Little by little, I began decorating, if it could be called that. A dried rose in a plastic cup, a curtain on the kitchen window, a pretty dish from a flea market. Sometimes a neighbor would visit and I would put on a front – as if the table had always been wiped from fingerprints, as if the chair never had crumbles of chocolate chip cookies between the cushions.

 

Then came a time when the children’s growing pains became a reality. How minor did those scattered toys and stained clothes seemed in comparison. Waiting for the children to get older, so the house could look nicer and my dress more acceptable, seemed like a silly thought. I fully understood now the expression: ‘Small children, small problems, big children, big problems.’

 

Those days of littered toys would never again return.
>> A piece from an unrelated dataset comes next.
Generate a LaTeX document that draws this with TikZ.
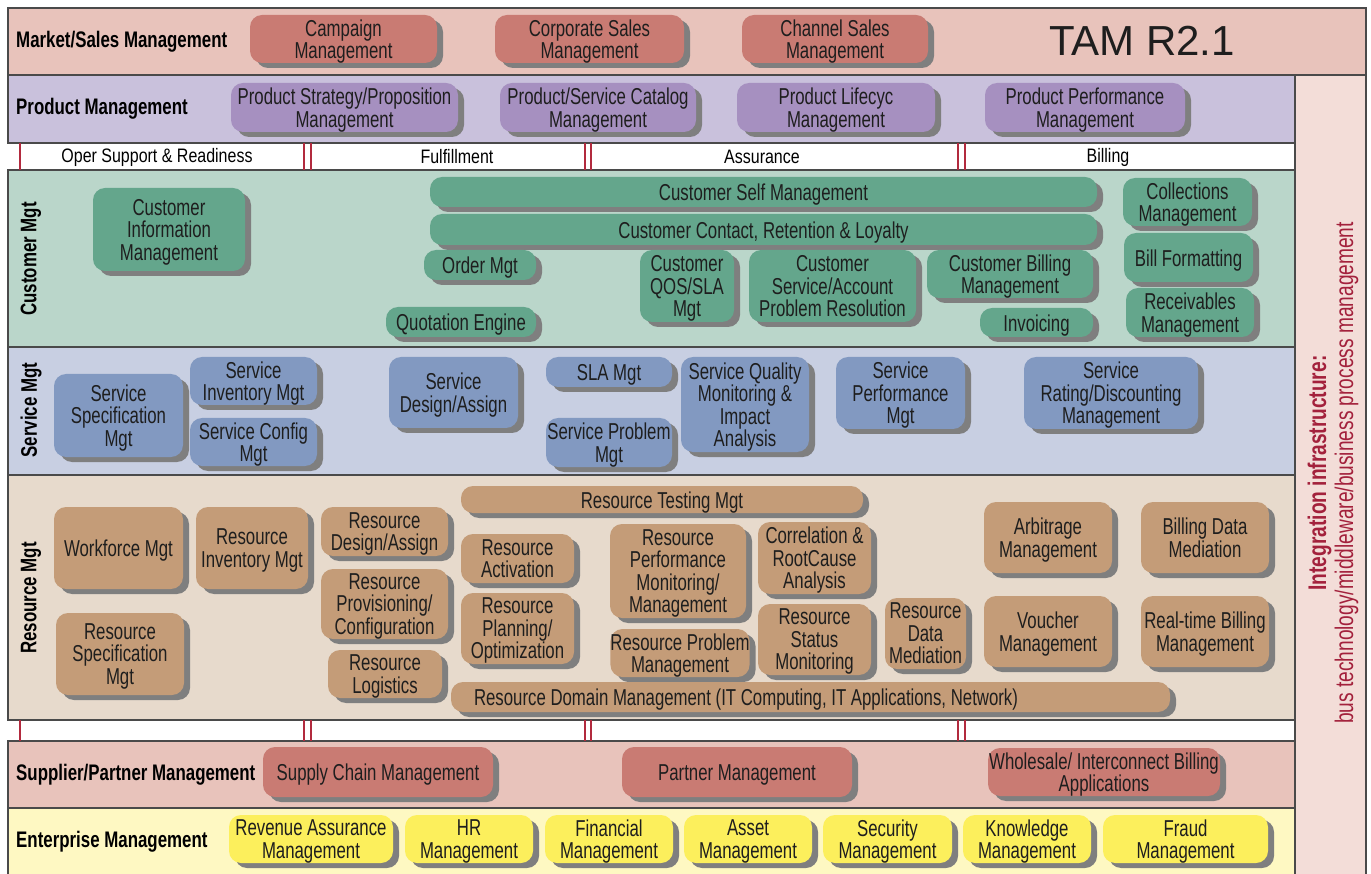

Yes, the grandchildren would come and play and do all the things kids do. This time, I could wave goodbye to them, and straighten up, grateful that I had a small flashback to when I was a young mom and also grateful that I did not have twenty-four seven responsibility for them all the time.

 

Today, my family is far from me. I don’t even have any toys in the closet to bring out in case a grandchild comes over.  The youngest one is seven and lives in another State. I send him toys via mail. I hope to see him on Skype soon. The other grandchildren are grown and living their lives as they need to.

 

My thoughts returned to those two young moms I had just heard talking of getting rid of some toys when the children were out.

 

All I could think of was: “Someday, you’ll miss those toys.”